= Dataset content =
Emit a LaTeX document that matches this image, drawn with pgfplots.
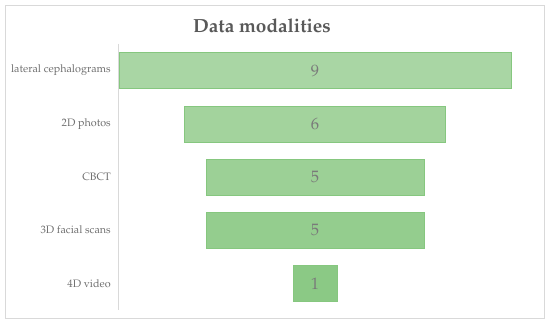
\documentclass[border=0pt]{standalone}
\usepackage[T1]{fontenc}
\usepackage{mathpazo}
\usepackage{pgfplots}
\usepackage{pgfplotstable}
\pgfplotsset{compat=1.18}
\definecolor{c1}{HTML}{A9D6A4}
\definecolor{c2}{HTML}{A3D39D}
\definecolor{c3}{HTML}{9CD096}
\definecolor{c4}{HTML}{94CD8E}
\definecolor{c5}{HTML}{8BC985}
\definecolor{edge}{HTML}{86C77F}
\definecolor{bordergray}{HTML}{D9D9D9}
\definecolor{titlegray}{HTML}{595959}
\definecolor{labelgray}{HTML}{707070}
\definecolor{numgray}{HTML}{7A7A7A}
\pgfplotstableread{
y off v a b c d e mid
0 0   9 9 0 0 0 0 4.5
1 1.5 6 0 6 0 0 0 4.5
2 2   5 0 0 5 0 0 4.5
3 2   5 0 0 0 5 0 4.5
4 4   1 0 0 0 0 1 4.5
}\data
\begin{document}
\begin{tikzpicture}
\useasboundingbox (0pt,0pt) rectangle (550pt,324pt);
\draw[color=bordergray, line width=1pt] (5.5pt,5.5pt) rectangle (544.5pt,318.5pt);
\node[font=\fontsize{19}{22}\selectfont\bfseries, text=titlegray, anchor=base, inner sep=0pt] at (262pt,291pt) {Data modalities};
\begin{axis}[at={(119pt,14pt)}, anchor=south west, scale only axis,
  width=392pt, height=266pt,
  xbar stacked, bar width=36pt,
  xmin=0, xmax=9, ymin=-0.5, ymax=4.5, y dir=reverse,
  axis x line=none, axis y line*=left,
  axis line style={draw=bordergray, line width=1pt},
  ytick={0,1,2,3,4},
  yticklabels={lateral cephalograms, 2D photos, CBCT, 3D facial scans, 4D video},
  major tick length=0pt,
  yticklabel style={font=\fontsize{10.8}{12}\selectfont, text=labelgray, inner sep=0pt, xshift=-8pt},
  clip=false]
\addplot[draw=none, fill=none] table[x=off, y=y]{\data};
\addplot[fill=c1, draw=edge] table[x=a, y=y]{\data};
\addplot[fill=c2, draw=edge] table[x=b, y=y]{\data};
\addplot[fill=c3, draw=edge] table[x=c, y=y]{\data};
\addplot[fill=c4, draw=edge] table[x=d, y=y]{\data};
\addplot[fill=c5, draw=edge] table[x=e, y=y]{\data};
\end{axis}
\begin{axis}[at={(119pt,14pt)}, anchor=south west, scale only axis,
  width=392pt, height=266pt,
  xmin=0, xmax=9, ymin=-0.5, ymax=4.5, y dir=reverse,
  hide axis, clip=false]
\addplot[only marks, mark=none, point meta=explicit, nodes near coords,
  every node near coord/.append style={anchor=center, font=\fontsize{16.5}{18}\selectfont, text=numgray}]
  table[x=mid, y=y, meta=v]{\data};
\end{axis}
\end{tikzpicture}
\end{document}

= Set exercise =
Leave out the pictures and reproduce the rest of the listing exactly.

= Full output =
Emit a LaTeX document that matches this image, drawn with pgfplots.
\documentclass[border=0pt]{standalone}
\usepackage[T1]{fontenc}
\usepackage{mathpazo}
\usepackage{pgfplots}
\usepackage{pgfplotstable}
\pgfplotsset{compat=1.18}
\definecolor{c1}{HTML}{A9D6A4}
\definecolor{c2}{HTML}{A3D39D}
\definecolor{c3}{HTML}{9CD096}
\definecolor{c4}{HTML}{94CD8E}
\definecolor{c5}{HTML}{8BC985}
\definecolor{edge}{HTML}{86C77F}
\definecolor{bordergray}{HTML}{D9D9D9}
\definecolor{titlegray}{HTML}{595959}
\definecolor{labelgray}{HTML}{707070}
\definecolor{numgray}{HTML}{7A7A7A}
\pgfplotstableread{
y off v a b c d e mid
0 0   9 9 0 0 0 0 4.5
1 1.5 6 0 6 0 0 0 4.5
2 2   5 0 0 5 0 0 4.5
3 2   5 0 0 0 5 0 4.5
4 4   1 0 0 0 0 1 4.5
}\data
\begin{document}
\begin{tikzpicture}
\useasboundingbox (0pt,0pt) rectangle (550pt,324pt);
\draw[color=bordergray, line width=1pt] (5.5pt,5.5pt) rectangle (544.5pt,318.5pt);
\node[font=\fontsize{19}{22}\selectfont\bfseries, text=titlegray, anchor=base, inner sep=0pt] at (262pt,291pt) {Data modalities};
\begin{axis}[at={(119pt,14pt)}, anchor=south west, scale only axis,
  width=392pt, height=266pt,
  xbar stacked, bar width=36pt,
  xmin=0, xmax=9, ymin=-0.5, ymax=4.5, y dir=reverse,
  axis x line=none, axis y line*=left,
  axis line style={draw=bordergray, line width=1pt},
  ytick={0,1,2,3,4},
  yticklabels={lateral cephalograms, 2D photos, CBCT, 3D facial scans, 4D video},
  major tick length=0pt,
  yticklabel style={font=\fontsize{10.8}{12}\selectfont, text=labelgray, inner sep=0pt, xshift=-8pt},
  clip=false]
\addplot[draw=none, fill=none] table[x=off, y=y]{\data};
\addplot[fill=c1, draw=edge] table[x=a, y=y]{\data};
\addplot[fill=c2, draw=edge] table[x=b, y=y]{\data};
\addplot[fill=c3, draw=edge] table[x=c, y=y]{\data};
\addplot[fill=c4, draw=edge] table[x=d, y=y]{\data};
\addplot[fill=c5, draw=edge] table[x=e, y=y]{\data};
\end{axis}
\begin{axis}[at={(119pt,14pt)}, anchor=south west, scale only axis,
  width=392pt, height=266pt,
  xmin=0, xmax=9, ymin=-0.5, ymax=4.5, y dir=reverse,
  hide axis, clip=false]
\addplot[only marks, mark=none, point meta=explicit, nodes near coords,
  every node near coord/.append style={anchor=center, font=\fontsize{16.5}{18}\selectfont, text=numgray}]
  table[x=mid, y=y, meta=v]{\data};
\end{axis}
\end{tikzpicture}
\end{document}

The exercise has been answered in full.